On peut imaginer que ces villes nouvelles seront des
fédérations de communes (ou quartiers), entourées de
ceintures vertes où les citadins — et notamment les « écoliers »
— passeront plusieurs heures par semaine à faire pousser les produits
frais nécessaires à leur subsistance. Pour leur
déplacements quotidiens, ils disposeront d’une gamme complète de
moyens de transport adaptés à une ville moyenne : bicyclettes
municipales, trams ou trolleybus, taxis électriques sans chauffeur. Pour
les déplacements plus importants dans les campagnes, ainsi que pour le
transport des hôtes, un pool d’automobiles communales sera à la
disposition de tous dans les garages de quartier. La bagnole aura cessé d’être
besoin. C’est que tout aura changé : le monde, la vie, les gens. Et
ça ne se sera pas passé tout seul.
Entre-temps, que faire pour en arriver là ?

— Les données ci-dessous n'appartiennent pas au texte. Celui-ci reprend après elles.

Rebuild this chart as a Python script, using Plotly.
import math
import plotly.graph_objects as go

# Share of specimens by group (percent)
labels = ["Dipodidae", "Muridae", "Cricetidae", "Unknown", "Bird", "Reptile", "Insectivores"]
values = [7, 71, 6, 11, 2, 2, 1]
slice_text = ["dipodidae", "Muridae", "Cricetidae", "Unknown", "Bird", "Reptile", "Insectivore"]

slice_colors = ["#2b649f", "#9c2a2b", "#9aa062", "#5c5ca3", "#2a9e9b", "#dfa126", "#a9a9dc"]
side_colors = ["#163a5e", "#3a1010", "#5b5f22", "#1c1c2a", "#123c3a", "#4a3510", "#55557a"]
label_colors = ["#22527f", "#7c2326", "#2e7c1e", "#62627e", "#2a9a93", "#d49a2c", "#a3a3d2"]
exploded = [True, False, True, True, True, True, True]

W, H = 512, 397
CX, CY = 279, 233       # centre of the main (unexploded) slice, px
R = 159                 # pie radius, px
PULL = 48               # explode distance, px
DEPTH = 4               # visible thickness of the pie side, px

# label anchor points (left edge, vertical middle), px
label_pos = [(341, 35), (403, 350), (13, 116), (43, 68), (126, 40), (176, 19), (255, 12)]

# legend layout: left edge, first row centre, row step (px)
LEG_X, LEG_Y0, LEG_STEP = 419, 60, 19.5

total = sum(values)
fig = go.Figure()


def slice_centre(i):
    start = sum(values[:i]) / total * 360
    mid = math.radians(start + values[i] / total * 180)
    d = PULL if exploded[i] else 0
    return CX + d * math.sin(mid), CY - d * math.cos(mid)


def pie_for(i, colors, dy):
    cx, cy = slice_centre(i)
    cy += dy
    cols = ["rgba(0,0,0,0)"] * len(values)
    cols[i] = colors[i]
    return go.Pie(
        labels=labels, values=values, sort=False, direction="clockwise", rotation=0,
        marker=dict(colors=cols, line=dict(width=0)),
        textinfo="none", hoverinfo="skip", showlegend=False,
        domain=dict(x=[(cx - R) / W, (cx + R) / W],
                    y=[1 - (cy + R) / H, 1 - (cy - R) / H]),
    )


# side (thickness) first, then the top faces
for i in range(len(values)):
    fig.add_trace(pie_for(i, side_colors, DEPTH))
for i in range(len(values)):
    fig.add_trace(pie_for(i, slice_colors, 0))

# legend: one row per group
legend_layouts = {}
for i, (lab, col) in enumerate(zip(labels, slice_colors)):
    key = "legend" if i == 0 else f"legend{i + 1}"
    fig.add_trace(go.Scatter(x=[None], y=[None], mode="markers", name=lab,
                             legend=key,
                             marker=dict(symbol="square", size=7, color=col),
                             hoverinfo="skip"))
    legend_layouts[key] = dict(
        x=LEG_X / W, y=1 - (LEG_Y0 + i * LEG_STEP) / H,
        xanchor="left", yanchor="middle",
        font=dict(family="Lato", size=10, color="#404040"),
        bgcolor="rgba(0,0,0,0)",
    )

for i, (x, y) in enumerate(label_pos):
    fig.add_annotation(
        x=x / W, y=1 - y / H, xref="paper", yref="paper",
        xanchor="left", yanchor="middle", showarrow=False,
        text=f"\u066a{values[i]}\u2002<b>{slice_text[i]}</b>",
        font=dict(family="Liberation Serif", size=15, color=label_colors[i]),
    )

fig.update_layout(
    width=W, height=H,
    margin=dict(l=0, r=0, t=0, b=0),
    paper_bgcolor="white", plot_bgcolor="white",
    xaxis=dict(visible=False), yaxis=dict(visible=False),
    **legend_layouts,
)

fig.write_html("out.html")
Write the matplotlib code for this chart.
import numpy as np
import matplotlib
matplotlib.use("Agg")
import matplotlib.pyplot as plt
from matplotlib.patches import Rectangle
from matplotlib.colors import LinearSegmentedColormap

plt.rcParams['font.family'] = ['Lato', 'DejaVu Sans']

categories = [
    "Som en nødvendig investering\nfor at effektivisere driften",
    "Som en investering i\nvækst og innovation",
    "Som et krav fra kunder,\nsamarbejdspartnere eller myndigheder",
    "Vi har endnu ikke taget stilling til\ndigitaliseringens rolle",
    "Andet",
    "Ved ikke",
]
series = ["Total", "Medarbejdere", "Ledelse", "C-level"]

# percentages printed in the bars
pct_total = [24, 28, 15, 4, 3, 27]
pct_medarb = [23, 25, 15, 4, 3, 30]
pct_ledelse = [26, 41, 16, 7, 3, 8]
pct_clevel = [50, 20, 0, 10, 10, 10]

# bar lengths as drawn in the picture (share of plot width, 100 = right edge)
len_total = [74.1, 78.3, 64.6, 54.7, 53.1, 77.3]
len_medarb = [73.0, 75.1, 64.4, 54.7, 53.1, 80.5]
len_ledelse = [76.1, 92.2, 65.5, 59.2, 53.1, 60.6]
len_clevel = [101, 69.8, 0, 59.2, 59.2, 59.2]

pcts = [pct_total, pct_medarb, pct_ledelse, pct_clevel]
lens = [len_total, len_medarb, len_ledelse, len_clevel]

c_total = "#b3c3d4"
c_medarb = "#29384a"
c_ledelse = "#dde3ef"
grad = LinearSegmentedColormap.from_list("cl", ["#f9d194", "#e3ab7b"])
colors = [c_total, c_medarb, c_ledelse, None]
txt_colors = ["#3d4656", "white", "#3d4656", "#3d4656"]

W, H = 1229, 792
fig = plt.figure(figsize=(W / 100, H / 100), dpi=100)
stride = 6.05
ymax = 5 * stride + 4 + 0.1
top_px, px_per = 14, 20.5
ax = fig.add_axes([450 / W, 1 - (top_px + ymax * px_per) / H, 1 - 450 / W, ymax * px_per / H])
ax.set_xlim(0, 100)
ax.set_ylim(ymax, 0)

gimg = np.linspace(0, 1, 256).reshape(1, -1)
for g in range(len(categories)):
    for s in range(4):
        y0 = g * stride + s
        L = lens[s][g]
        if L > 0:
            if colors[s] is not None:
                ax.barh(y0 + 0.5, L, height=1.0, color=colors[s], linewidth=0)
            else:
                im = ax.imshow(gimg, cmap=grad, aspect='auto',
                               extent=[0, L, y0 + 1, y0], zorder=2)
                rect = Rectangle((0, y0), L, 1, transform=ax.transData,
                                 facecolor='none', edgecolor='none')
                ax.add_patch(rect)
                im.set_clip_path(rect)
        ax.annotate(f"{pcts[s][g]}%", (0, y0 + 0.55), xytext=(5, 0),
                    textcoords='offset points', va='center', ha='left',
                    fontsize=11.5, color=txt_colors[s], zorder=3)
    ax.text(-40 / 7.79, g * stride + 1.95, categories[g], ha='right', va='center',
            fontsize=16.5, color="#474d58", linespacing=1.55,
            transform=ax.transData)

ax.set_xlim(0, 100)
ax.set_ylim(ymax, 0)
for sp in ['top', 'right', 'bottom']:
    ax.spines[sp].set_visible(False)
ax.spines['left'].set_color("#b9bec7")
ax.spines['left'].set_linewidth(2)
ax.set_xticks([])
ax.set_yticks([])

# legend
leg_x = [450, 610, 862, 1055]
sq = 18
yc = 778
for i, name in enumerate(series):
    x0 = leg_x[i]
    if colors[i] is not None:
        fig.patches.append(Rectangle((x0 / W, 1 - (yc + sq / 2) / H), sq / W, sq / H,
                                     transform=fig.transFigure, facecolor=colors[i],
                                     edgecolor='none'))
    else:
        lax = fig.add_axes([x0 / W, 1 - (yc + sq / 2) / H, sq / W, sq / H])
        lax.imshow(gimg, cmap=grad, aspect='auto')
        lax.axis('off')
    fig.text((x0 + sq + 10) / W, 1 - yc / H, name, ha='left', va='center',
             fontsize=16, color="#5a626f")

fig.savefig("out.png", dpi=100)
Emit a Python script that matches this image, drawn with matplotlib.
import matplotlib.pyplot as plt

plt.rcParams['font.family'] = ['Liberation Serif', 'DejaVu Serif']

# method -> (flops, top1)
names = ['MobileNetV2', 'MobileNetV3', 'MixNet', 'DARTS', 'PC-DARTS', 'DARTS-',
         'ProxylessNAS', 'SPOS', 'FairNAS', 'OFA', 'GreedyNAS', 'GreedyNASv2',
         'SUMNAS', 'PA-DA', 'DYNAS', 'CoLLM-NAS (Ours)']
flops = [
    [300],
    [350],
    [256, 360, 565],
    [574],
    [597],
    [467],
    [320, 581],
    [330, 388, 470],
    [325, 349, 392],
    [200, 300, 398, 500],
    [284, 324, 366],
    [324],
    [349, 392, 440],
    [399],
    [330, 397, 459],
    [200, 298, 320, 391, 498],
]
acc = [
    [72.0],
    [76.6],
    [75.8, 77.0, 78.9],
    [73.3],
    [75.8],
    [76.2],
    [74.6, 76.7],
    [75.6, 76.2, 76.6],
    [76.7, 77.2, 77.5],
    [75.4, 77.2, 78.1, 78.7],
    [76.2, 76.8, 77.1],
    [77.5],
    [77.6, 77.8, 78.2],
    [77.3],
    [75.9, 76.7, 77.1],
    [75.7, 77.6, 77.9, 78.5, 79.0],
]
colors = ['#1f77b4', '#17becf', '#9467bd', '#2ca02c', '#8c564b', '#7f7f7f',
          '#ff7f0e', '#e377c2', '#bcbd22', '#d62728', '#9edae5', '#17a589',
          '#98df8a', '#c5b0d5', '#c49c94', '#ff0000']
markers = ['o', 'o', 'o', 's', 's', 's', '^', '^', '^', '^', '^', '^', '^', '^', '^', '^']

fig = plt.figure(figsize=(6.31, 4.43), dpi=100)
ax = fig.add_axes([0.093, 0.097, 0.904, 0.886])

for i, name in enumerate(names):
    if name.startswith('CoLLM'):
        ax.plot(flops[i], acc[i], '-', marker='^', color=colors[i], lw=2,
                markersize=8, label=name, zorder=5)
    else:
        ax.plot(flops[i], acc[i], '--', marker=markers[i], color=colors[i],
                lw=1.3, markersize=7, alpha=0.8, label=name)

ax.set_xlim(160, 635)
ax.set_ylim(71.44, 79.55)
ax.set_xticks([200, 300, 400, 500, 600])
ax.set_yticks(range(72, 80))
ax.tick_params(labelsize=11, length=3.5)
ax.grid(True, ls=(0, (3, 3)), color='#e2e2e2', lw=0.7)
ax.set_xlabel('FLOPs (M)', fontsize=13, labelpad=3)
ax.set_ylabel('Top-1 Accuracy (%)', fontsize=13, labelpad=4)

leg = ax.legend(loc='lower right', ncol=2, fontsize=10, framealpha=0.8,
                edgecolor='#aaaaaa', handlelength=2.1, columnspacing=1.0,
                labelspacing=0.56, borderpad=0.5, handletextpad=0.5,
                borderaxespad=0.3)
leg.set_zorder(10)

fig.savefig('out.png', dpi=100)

Avant tout, ne jamais poser le problème du transport isolément,
toujours le lier au problème de la ville, de la division sociale du
travail et de la compartimentation que celle-ci a introduite entre les diverses
dimensions de l’existence : un endroit pour travailler, un autre endroit pour «
habiter », un troisième pour s’approvisionner, un quatrième pour
s’instruire, un cinquième pour se divertir. L’agencement de l’espace
continue la désintégration de l’homme commencée par la
division du travail à l’usine. Il coupe l’individu en rondelles, il
coupe son temps, sa vie, en tranches bien séparées afin qu’en
chacune vous soyez un consommateur passif livré sans défense aux
marchands, afin que jamais il ne vous vienne à l’idée que
travail, culture, communication, plaisir, satisfaction des besoins et vie
personnelle peuvent et doivent être une seule et même chose :
l’unité d’une vie, soutenue par le tissu sociale de la commune.